───── Material
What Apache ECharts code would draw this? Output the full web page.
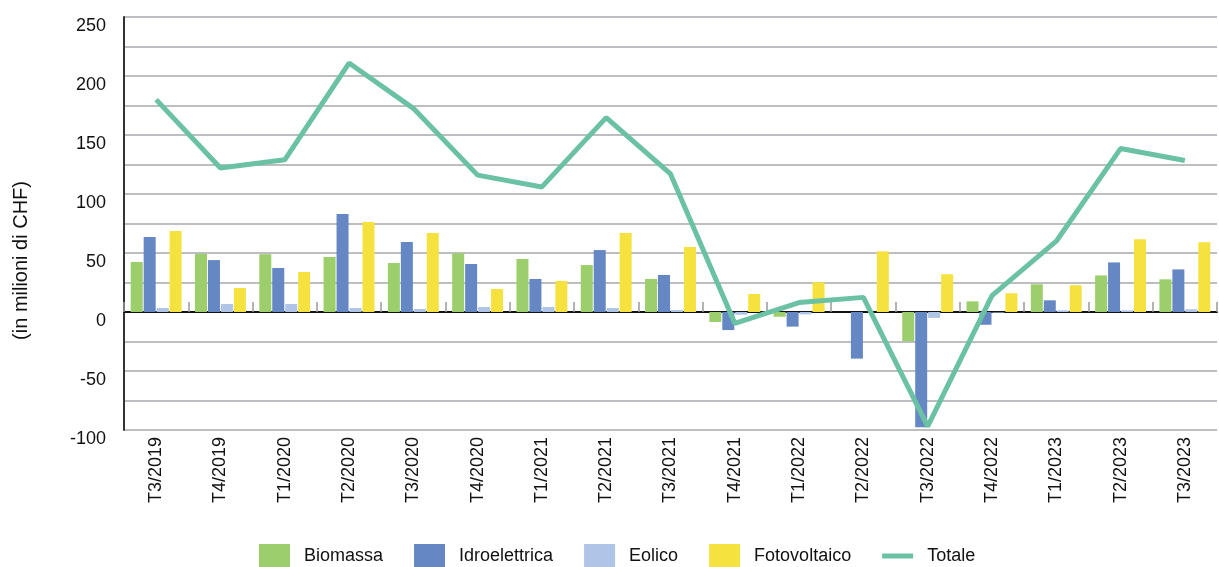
<!DOCTYPE html>
<html>
<head>
<meta charset="utf-8">
<script src="https://cdn.jsdelivr.net/npm/echarts@6/dist/echarts.min.js"></script>
<style>
html,body{margin:0;padding:0;background:#fff;}
#c{width:1219px;height:567px;}
</style>
</head>
<body>
<div id="c"></div>
<script>
const categories = ['T3/2019','T4/2019','T1/2020','T2/2020','T3/2020','T4/2020','T1/2021','T2/2021','T3/2021','T4/2021','T1/2022','T2/2022','T3/2022','T4/2022','T1/2023','T2/2023','T3/2023'];
const biomassa = [42.4, 49.2, 49.0, 46.6, 41.5, 49.7, 44.9, 39.8, 28.0, -8.5, -4.0, 0, -24.8, 9.0, 23.5, 31.0, 27.7];
const idroelettrica = [63.6, 44.0, 37.3, 83.0, 59.3, 40.7, 28.0, 52.5, 31.4, -15.3, -12.4, -39.5, -97.7, -10.8, 9.9, 42.0, 36.1];
const eolico = [3.4, 6.8, 6.8, 3.4, 2.5, 4.2, 4.2, 3.4, 1.7, -2.3, -2.0, 0, -5.0, -0.5, 1.4, 1.4, 2.3];
const fotovoltaico = [68.6, 20.3, 33.9, 76.3, 67.0, 19.5, 26.3, 67.0, 55.0, 15.3, 25.2, 51.4, 32.0, 15.9, 22.7, 61.6, 59.1];
const totale = [180, 122, 129, 211, 172.6, 116, 106, 164.7, 117, -9.6, 8, 12.4, -97, 13.8, 60, 138.5, 128.4];
const yTickLabels = ['-100','-50','0','50','100','150','200','250'];

const FONT = 'Liberation Sans, Arial, sans-serif';
const chart = echarts.init(document.getElementById('c'), null, {renderer:'canvas'});

function bar(name, data, color){
  return {name, type:'bar', data, xAxisIndex:0, yAxisIndex:0, barWidth:12, barGap:'8%',
    itemStyle:{color}, z:2};
}

chart.setOption({
  animation:false,
  backgroundColor:'#ffffff',
  grid:{left:124, right:2, top:17, bottom:137, containLabel:false},
  legend:{
    left:254, top:539, itemWidth:31, itemHeight:24, itemGap:31,
    textStyle:{fontFamily:FONT, fontSize:18, color:'#111', padding:[0,0,0,9]},
    data:[
      {name:'Biomassa', icon:'rect'},
      {name:'Idroelettrica', icon:'rect'},
      {name:'Eolico', icon:'rect'},
      {name:'Fotovoltaico', icon:'rect'},
      {name:'Totale', icon:'path://M0,0 L31,0 L31,5 L0,5 Z'}
    ]
  },
  graphic:[{
    type:'text', left:11, top:181, rotation:Math.PI/2,
    style:{text:'(in milioni di CHF)', font:'20px ' + FONT, fill:'#111'}
  }],
  xAxis:[
    {type:'category', data:categories, position:'bottom',
     axisLine:{show:false, onZero:false}, axisTick:{show:false},
     axisLabel:{rotate:90, fontFamily:FONT, fontSize:18, color:'#111', margin:7, interval:0},
     splitLine:{show:false}},
    {type:'category', data:categories, position:'bottom',
     axisLine:{show:true, onZero:true, lineStyle:{color:'#111', width:2}},
     axisTick:{show:true, inside:true, length:10, lineStyle:{color:'#999', width:1.5}},
     axisLabel:{show:false}, splitLine:{show:false}}
  ],
  yAxis:{
    type:'value', min:-100, max:250, interval:25,
    axisLine:{show:true, lineStyle:{color:'#333', width:2}},
    axisTick:{show:false},
    axisLabel:{fontFamily:FONT, fontSize:18, color:'#111', margin:18, verticalAlign:'top',
      formatter:function(v){ const s=String(v); return yTickLabels.indexOf(s)>=0 ? s : ''; }},
    splitLine:{show:true, lineStyle:{color:'#a6a9ad', width:1.5}}
  },
  series:[
    bar('Biomassa', biomassa, '#9ccf6c'),
    bar('Idroelettrica', idroelettrica, '#6587c4'),
    bar('Eolico', eolico, '#aec5e7'),
    bar('Fotovoltaico', fotovoltaico, '#f5e23e'),
    {name:'Totale', type:'line', data:totale, xAxisIndex:0, yAxisIndex:0,
     symbol:'none', lineStyle:{color:'#6bc1a3', width:5}, itemStyle:{color:'#6bc1a3'}, z:5}
  ]
});
</script>
</body>
</html>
──────────
Work to do: Transcribe the full listing above exactly as it stands, minus the pictures.

Final result:
What Apache ECharts code would draw this? Output the full web page.
<!DOCTYPE html>
<html>
<head>
<meta charset="utf-8">
<script src="https://cdn.jsdelivr.net/npm/echarts@6/dist/echarts.min.js"></script>
<style>
html,body{margin:0;padding:0;background:#fff;}
#c{width:1219px;height:567px;}
</style>
</head>
<body>
<div id="c"></div>
<script>
const categories = ['T3/2019','T4/2019','T1/2020','T2/2020','T3/2020','T4/2020','T1/2021','T2/2021','T3/2021','T4/2021','T1/2022','T2/2022','T3/2022','T4/2022','T1/2023','T2/2023','T3/2023'];
const biomassa = [42.4, 49.2, 49.0, 46.6, 41.5, 49.7, 44.9, 39.8, 28.0, -8.5, -4.0, 0, -24.8, 9.0, 23.5, 31.0, 27.7];
const idroelettrica = [63.6, 44.0, 37.3, 83.0, 59.3, 40.7, 28.0, 52.5, 31.4, -15.3, -12.4, -39.5, -97.7, -10.8, 9.9, 42.0, 36.1];
const eolico = [3.4, 6.8, 6.8, 3.4, 2.5, 4.2, 4.2, 3.4, 1.7, -2.3, -2.0, 0, -5.0, -0.5, 1.4, 1.4, 2.3];
const fotovoltaico = [68.6, 20.3, 33.9, 76.3, 67.0, 19.5, 26.3, 67.0, 55.0, 15.3, 25.2, 51.4, 32.0, 15.9, 22.7, 61.6, 59.1];
const totale = [180, 122, 129, 211, 172.6, 116, 106, 164.7, 117, -9.6, 8, 12.4, -97, 13.8, 60, 138.5, 128.4];
const yTickLabels = ['-100','-50','0','50','100','150','200','250'];

const FONT = 'Liberation Sans, Arial, sans-serif';
const chart = echarts.init(document.getElementById('c'), null, {renderer:'canvas'});

function bar(name, data, color){
  return {name, type:'bar', data, xAxisIndex:0, yAxisIndex:0, barWidth:12, barGap:'8%',
    itemStyle:{color}, z:2};
}

chart.setOption({
  animation:false,
  backgroundColor:'#ffffff',
  grid:{left:124, right:2, top:17, bottom:137, containLabel:false},
  legend:{
    left:254, top:539, itemWidth:31, itemHeight:24, itemGap:31,
    textStyle:{fontFamily:FONT, fontSize:18, color:'#111', padding:[0,0,0,9]},
    data:[
      {name:'Biomassa', icon:'rect'},
      {name:'Idroelettrica', icon:'rect'},
      {name:'Eolico', icon:'rect'},
      {name:'Fotovoltaico', icon:'rect'},
      {name:'Totale', icon:'path://M0,0 L31,0 L31,5 L0,5 Z'}
    ]
  },
  graphic:[{
    type:'text', left:11, top:181, rotation:Math.PI/2,
    style:{text:'(in milioni di CHF)', font:'20px ' + FONT, fill:'#111'}
  }],
  xAxis:[
    {type:'category', data:categories, position:'bottom',
     axisLine:{show:false, onZero:false}, axisTick:{show:false},
     axisLabel:{rotate:90, fontFamily:FONT, fontSize:18, color:'#111', margin:7, interval:0},
     splitLine:{show:false}},
    {type:'category', data:categories, position:'bottom',
     axisLine:{show:true, onZero:true, lineStyle:{color:'#111', width:2}},
     axisTick:{show:true, inside:true, length:10, lineStyle:{color:'#999', width:1.5}},
     axisLabel:{show:false}, splitLine:{show:false}}
  ],
  yAxis:{
    type:'value', min:-100, max:250, interval:25,
    axisLine:{show:true, lineStyle:{color:'#333', width:2}},
    axisTick:{show:false},
    axisLabel:{fontFamily:FONT, fontSize:18, color:'#111', margin:18, verticalAlign:'top',
      formatter:function(v){ const s=String(v); return yTickLabels.indexOf(s)>=0 ? s : ''; }},
    splitLine:{show:true, lineStyle:{color:'#a6a9ad', width:1.5}}
  },
  series:[
    bar('Biomassa', biomassa, '#9ccf6c'),
    bar('Idroelettrica', idroelettrica, '#6587c4'),
    bar('Eolico', eolico, '#aec5e7'),
    bar('Fotovoltaico', fotovoltaico, '#f5e23e'),
    {name:'Totale', type:'line', data:totale, xAxisIndex:0, yAxisIndex:0,
     symbol:'none', lineStyle:{color:'#6bc1a3', width:5}, itemStyle:{color:'#6bc1a3'}, z:5}
  ]
});
</script>
</body>
</html>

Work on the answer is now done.